Logo de l’ONG Human Rights Watch

Human Rights Watch a rédigé un rapport en juillet 2018 expliquant la situation des MIE à Paris, ainsi que les problèmes reliés aux évaluations effectuées sur ces migrants pour déterminer leur âge. Dans leur rapport, Human Rights Watch avait aussi établi une longue liste de recommandations adressées au gouvernement français, à la Direction de l’Actions sociale, de l’Enfance et de la Santé (DASES), au service de l’Aide Sociale à l’Enfance (ASE), au Conseil départementale de Paris, et à la Croix Rouge française, afin d’améliorer cette situation inacceptable. La directrice du bureau Human Rights Watch France, Bénédicte Jeannerod, a déclaré que « les autorités de protection de l’enfance devraient s’assurer qu’aucun enfant n’est en danger à cause de procédures d’évaluation de leur âge bâclées et arbitraires ».

Malheureusement, la situation des jeunes migrants est toujours critique à Paris et dans le reste de la France. Ces jeunes restent privés de l’assistance dont ils ont grandement besoin et n’ont pas même accès à certains services essentiels, comme celui à l’hébergement, à la santé, et à l’éducation.
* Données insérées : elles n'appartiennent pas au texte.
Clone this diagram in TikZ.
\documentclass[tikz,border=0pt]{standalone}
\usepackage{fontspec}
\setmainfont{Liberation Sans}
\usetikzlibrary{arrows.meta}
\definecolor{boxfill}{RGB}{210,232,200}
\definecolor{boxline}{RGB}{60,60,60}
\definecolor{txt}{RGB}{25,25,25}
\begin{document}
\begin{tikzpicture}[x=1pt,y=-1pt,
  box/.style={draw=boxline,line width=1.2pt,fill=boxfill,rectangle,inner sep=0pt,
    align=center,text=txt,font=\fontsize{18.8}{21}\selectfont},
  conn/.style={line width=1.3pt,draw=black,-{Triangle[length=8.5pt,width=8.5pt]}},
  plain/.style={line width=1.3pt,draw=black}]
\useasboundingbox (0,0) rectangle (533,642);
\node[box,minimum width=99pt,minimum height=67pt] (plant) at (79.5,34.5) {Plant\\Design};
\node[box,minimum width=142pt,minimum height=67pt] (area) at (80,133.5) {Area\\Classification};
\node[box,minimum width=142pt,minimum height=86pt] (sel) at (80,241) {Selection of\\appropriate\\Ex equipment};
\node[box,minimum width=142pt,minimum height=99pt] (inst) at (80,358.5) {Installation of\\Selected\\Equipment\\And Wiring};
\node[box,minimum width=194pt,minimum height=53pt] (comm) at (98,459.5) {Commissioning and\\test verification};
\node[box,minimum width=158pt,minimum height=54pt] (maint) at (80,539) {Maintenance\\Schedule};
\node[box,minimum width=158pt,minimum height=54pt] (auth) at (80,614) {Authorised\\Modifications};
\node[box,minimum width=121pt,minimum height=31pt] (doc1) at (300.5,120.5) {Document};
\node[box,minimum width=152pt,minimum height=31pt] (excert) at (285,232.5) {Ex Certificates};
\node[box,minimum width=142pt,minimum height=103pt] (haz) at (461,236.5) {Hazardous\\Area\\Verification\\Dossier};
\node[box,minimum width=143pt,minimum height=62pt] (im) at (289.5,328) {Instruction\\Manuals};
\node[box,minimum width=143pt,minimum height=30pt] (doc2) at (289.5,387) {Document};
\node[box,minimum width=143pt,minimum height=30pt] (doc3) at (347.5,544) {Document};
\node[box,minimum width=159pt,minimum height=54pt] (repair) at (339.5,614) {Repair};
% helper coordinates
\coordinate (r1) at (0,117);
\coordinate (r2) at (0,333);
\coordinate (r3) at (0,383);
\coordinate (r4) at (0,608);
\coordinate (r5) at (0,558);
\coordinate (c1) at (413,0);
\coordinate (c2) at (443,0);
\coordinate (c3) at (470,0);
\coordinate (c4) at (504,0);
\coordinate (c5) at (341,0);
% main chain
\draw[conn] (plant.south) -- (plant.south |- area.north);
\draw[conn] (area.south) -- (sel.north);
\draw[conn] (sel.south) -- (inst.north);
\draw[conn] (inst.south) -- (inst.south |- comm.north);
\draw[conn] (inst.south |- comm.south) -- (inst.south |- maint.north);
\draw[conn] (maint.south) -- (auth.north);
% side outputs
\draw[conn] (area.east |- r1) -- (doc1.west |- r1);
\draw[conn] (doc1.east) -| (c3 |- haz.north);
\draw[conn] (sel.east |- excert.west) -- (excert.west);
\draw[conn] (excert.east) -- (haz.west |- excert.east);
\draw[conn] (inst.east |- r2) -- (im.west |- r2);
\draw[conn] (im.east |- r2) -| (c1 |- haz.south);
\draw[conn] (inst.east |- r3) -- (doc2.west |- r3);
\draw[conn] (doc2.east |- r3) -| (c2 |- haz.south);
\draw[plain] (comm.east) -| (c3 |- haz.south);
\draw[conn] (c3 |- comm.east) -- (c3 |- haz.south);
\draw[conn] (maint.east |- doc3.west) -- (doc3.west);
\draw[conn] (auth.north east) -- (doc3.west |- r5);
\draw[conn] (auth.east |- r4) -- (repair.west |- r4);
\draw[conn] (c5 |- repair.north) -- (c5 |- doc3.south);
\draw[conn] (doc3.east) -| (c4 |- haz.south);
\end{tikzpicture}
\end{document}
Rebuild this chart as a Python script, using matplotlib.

Néanmoins, il est tout de même important de souligner les améliorations dans le traitement des MIE à Paris depuis la publication du rapport de Human Rights Watch. En effet, « un seul refus de guichet a été constaté cet été, alors que la pratique était couramment dénoncée par les associations auparavant ». De plus, le motif de leur refus de statut de mineur est davantage justifié par écrit depuis septembre. Ainsi, il est plus facile pour les jeunes de contester la décision.

La situation des MIE arrivant dans la capitale française et dans le reste du pays est toujours critique. De nombreux jeunes restent livrés à eux-mêmes et dorment dans la rue après avoir vécu l’enfer dans leur pays. Il est nécessaire que la France agisse pour fournir aux MNA l’aide dont ils ont besoin.